In the data below, locate each line with the word "this" and list it.

☆ ☆ ☆ ☆ ☆

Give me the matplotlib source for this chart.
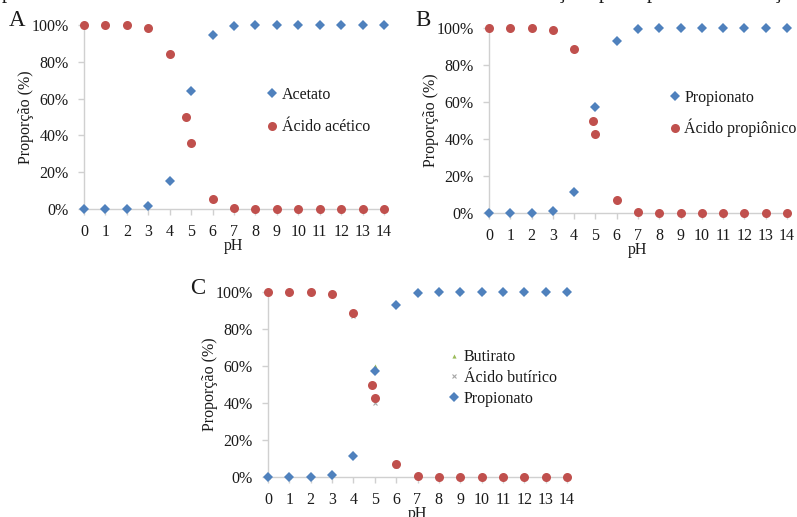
import matplotlib
matplotlib.use("Agg")
import matplotlib.pyplot as plt
from matplotlib.ticker import FuncFormatter, MultipleLocator

plt.rcParams['font.family'] = ['Liberation Serif', 'DejaVu Serif']

# pH grid for the ionised forms, acid forms carry an extra point at the pKa
ph = list(range(15))
ph_acetico = [0, 1, 2, 3, 4, 4.76, 5, 6, 7, 8, 9, 10, 11, 12, 13, 14]
ph_propionico = [0, 1, 2, 3, 4, 4.87, 5, 6, 7, 8, 9, 10, 11, 12, 13, 14]
ph_butirico = [0, 1, 2, 3, 4, 4.82, 5, 6, 7, 8, 9, 10, 11, 12, 13, 14]

acetato = [0, 0, 0, 1.7, 15.2, 64.3, 94.6, 99.4, 99.9, 100, 100, 100, 100, 100, 100]
acido_acetico = [100, 100, 100, 98.3, 84.5, 50.0, 35.7, 5.4, 0.6, 0.1, 0, 0, 0, 0, 0, 0]

propionato = [0, 0, 0.1, 1.2, 11.6, 57.3, 93.1, 99.3, 99.9, 100, 100, 100, 100, 100, 100]
acido_propionico = [100, 100, 99.9, 98.8, 88.4, 50.0, 42.7, 6.9, 0.7, 0.1, 0, 0, 0, 0, 0, 0]

butirato = [0, 0, 0.1, 1.5, 13.1, 60.2, 93.8, 99.3, 99.9, 100, 100, 100, 100, 100, 100]
acido_butirico = [100, 100, 99.9, 98.5, 86.9, 50.0, 39.8, 6.2, 0.7, 0.1, 0, 0, 0, 0, 0, 0]

BLUE = '#4f81bd'
RED = '#c0504d'
GREEN = '#9bbb59'
GRAY = '#a6a6a6'
AXIS = '#d0d0d0'
TXT = '#1a1a1a'
FS = 11.5

W, H = 797, 517
fig = plt.figure(figsize=(W / 100, H / 100), dpi=100)


def make_axes(x0, x14, y100, y0):
    ax = fig.add_axes([x0 / W, 1 - y0 / H, (x14 - x0) / W, (y0 - y100) / H])
    ax.set_xlim(0, 14)
    ax.set_ylim(0, 100)
    ax.xaxis.set_major_locator(MultipleLocator(1))
    ax.yaxis.set_major_locator(MultipleLocator(20))
    ax.yaxis.set_major_formatter(FuncFormatter(lambda v, p: f'{v:.0f}%'))
    for s in ['top', 'right']:
        ax.spines[s].set_visible(False)
    for s in ['left', 'bottom']:
        ax.spines[s].set_color(AXIS)
        ax.spines[s].set_linewidth(1.0)
    ax.tick_params(axis='both', direction='out', length=4, width=1.0,
                   color=AXIS, labelsize=FS, labelcolor=TXT)
    ax.tick_params(axis='x', pad=7)
    ax.tick_params(axis='y', pad=7)
    ax.set_xlabel('pH', fontsize=FS, color=TXT, labelpad=-1.5)
    ax.set_ylabel('Proporção (%)', fontsize=FS, color=TXT, labelpad=-2)
    return ax


def diamonds(ax, x, y, label):
    return ax.plot(x, y, 'D', color=BLUE, ms=5.4, mew=0, clip_on=False,
                   label=label, zorder=3)[0]


def circles(ax, x, y, label):
    return ax.plot(x, y, 'o', color=RED, ms=6.5, mew=0, clip_on=False,
                   label=label, zorder=3)[0]


def legend(ax, handles, anchor, spacing):
    ax.legend(handles=handles, loc='upper left', bbox_to_anchor=anchor,
              frameon=False, fontsize=FS, handlelength=0.6,
              handletextpad=0.3, labelspacing=spacing, borderaxespad=0,
              labelcolor=TXT)


# A: acetic acid
axA = make_axes(84, 384, 25, 209)
h1 = diamonds(axA, ph, acetato, 'Acetato')
h2 = circles(axA, ph_acetico, acido_acetico, 'Ácido acético')
legend(axA, [h1, h2], (0.59, 0.70), 1.05)

# B: propionic acid
axB = make_axes(489, 787, 28, 213)
h1 = diamonds(axB, ph, propionato, 'Propionato')
h2 = circles(axB, ph_propionico, acido_propionico, 'Ácido propiônico')
legend(axB, [h1, h2], (0.585, 0.70), 0.8)

# C: butyric acid series, partly hidden under the propionic markers
axC = make_axes(268, 567, 292, 477)
hb = axC.plot(ph, butirato, '^', color=GREEN, ms=3, mew=0, clip_on=False,
              label='Butirato', zorder=2)[0]
hab = axC.plot(ph_butirico, acido_butirico, 'x', color=GRAY, ms=3, mew=0.8,
               clip_on=False, label='Ácido butírico', zorder=2)[0]
hp = diamonds(axC, ph, propionato, 'Propionato')
circles(axC, ph_propionico, acido_propionico, '_nolegend_')
legend(axC, [hb, hab, hp], (0.585, 0.725), 0.3)

# panel letters
for letter, (x, y) in zip(['A', 'B', 'C'], [(17, 21), (423, 21), (198, 289)]):
    fig.text(x / W, 1 - y / H, letter, fontsize=16.5, color=TXT,
             ha='center', va='center')

# descenders of the text line running above the figure
for ch, x in zip(['p', 'ç', 'p', 'p', 'ç'], [7, 561, 604, 652, 777]):
    fig.text(x / W, 1 + 2 / H, ch, fontsize=15, color=TXT,
             ha='center', va='baseline')

fig.savefig('out.png', dpi=100)
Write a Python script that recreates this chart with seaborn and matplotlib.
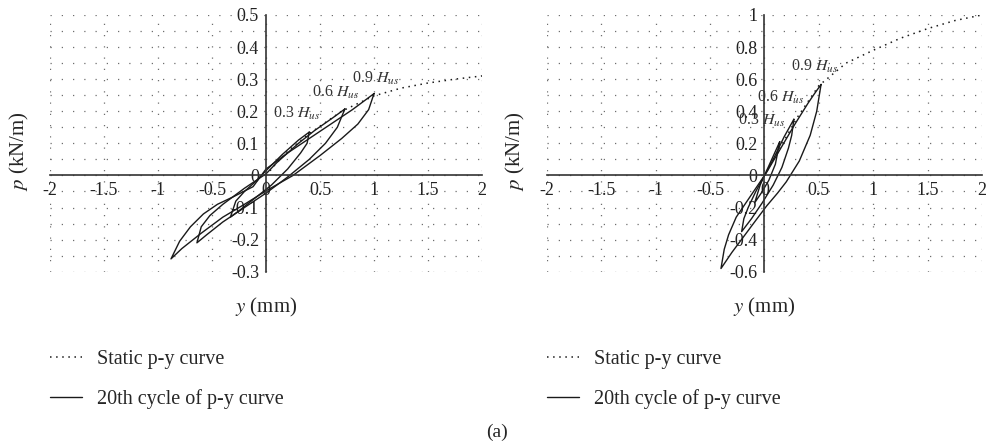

☆ ☆ ☆ ☆ ☆

*WRITTEN REPLY*
Give me the matplotlib source for this chart.
Write a Python script that recreates this chart with seaborn and matplotlib.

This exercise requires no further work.